Why not then specify that the behaviour of the plugin in non-Medeek walls is dependant on the specified axis position / orientation.

It’s easy enough for a user to change group/component axes, that it’s a small task relative to the time-savings of the plugin for placing electrical components.

As for the kitchen outlet vs standard wall outlet, that could be addressed with a (contextual) pre-pick for any non-standard heights, which is set for normal wall outlet (typically 12") by default.


Well, if you do what I suggested, and require the user to set an initial Z height via mouse click before actually inserting the objects, your plugin could “hold” that reference, and “save” that parameter inside every single component that gets placed in the model. So each electrical component would end up having an attribute with its own Z-height reference. You could provide functionality that lets you select multiple objects, and set a new Z-height reference.

The user can also set a new Z-height reference at any time, so that new electrical objects placed in the model are relative to the new Z-height.

I think it’s safe to assume that using the electrical plugin on basic geometry vs a Medeek wall would simply be anchoring the component to a face which represents a wall. SketchUp does have the “Glue to Surface” which automatically orients the component depending on the face you are hovering over. I think the user should be expected to manually place the electrical component on the interior or exterior of the wall, depending on where they want it.


This video shows the component setting (glue to surface). But also note that I offset the origin of the component, so that I place the component at the intersection of the floor & wall, establishing the Z-height reference that way. I think this is the most simple solution. Each component can have a default height value.

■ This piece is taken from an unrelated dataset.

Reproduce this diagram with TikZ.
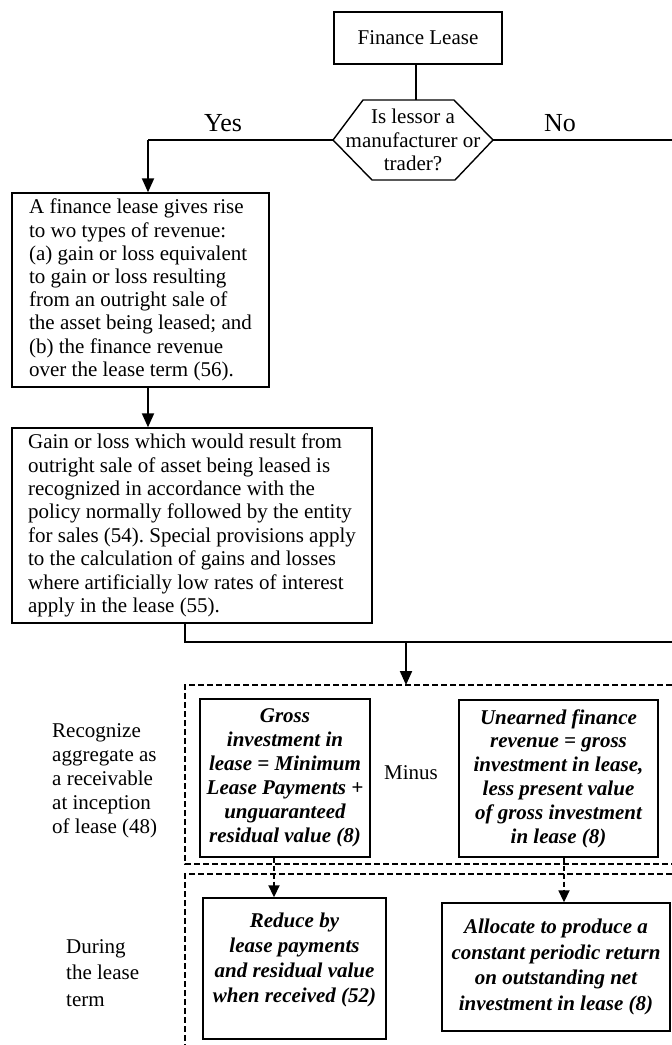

The gluing feature is a setting that can be applied to a component in native SketchUp. The tricky part is getting your Axes set up correctly. If I remember correctly, the blue axis needs to be perpendicular to the surface.


Version 0.9.0b - 02.15.2019

  • Added additional Carlon and Raco octagon boxes into the Light Fixture module.

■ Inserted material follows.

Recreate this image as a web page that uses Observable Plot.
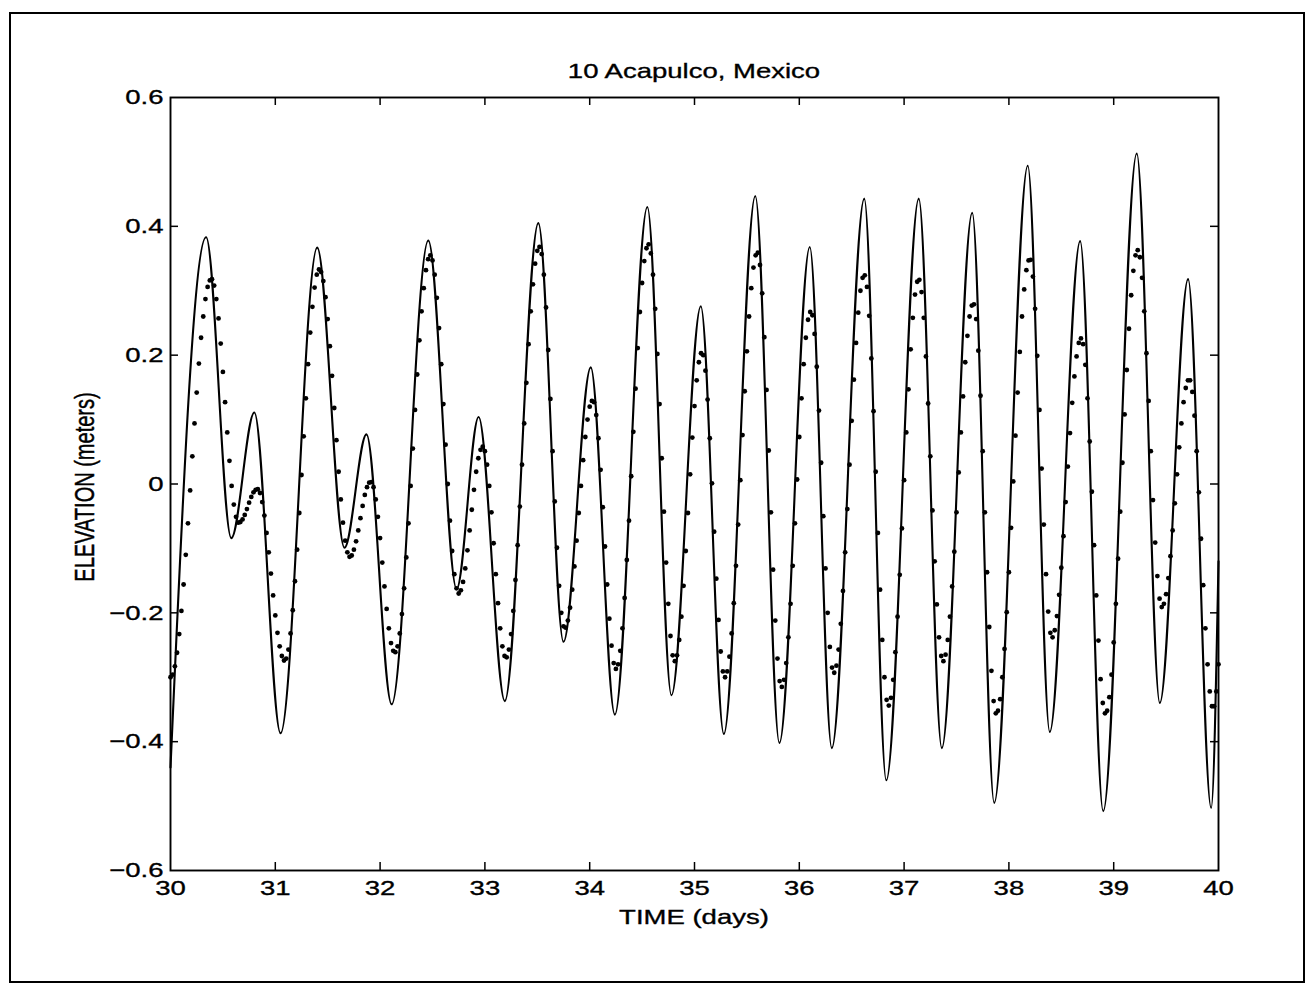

Per customer request I’ve added some additional electrical boxes.

The full list of junction boxes available for light fixtures is:

Junction Boxes: Carlon (B518, B520, B620H), Raco (111, 112, 119, 128, 146, 164, 175, 177)

The reason I have to add these boxes in is because I need to hard code in the dimensions so that the plugin knows what the width is when the box justification is toggled to left or right. Its not a big deal, it only takes me a couple minutes to add in a new box and its dimensions.

If you have a particular box or light fixture you would like to see added please let me know.

As far as other international standards (British, France, South Africa etc…), I would be excited to add these in as well but I don’t have the time or the energy to model up quality, low poly models of typical boxes, faceplates and electrical components. If you would like to see these added to the plugin I would need to have low poly models provided to me.


How about a more general challenge?

Ability to place wall boxes anywhere EXCEPT where they conflict with studs! In other words, not restricted to being adjacent to a stud.

Our customers accomplish this with the use of one of the Caddy TSGB (Telescoping Screw Gun Bracket) series of products. Here’s a link to one of them. Using them and standard depth metal 4sq boxes with plaster rings allows exact placement of boxes anywhere a stud doesn’t interfere.

Other manufacturers have solutions to the same problem, implemented differently.


Have you been tracking the overall size of an average house model using all your plugins?

Any issues there?


Model size is a huge concern for me, no pun intended.

This is why I’ve taken the time to create my own series of good quality, low polygon electrical fixtures. The sheer number of these elements in the model will quickly grow it to something unmanageable unless special care is taken to prevent that.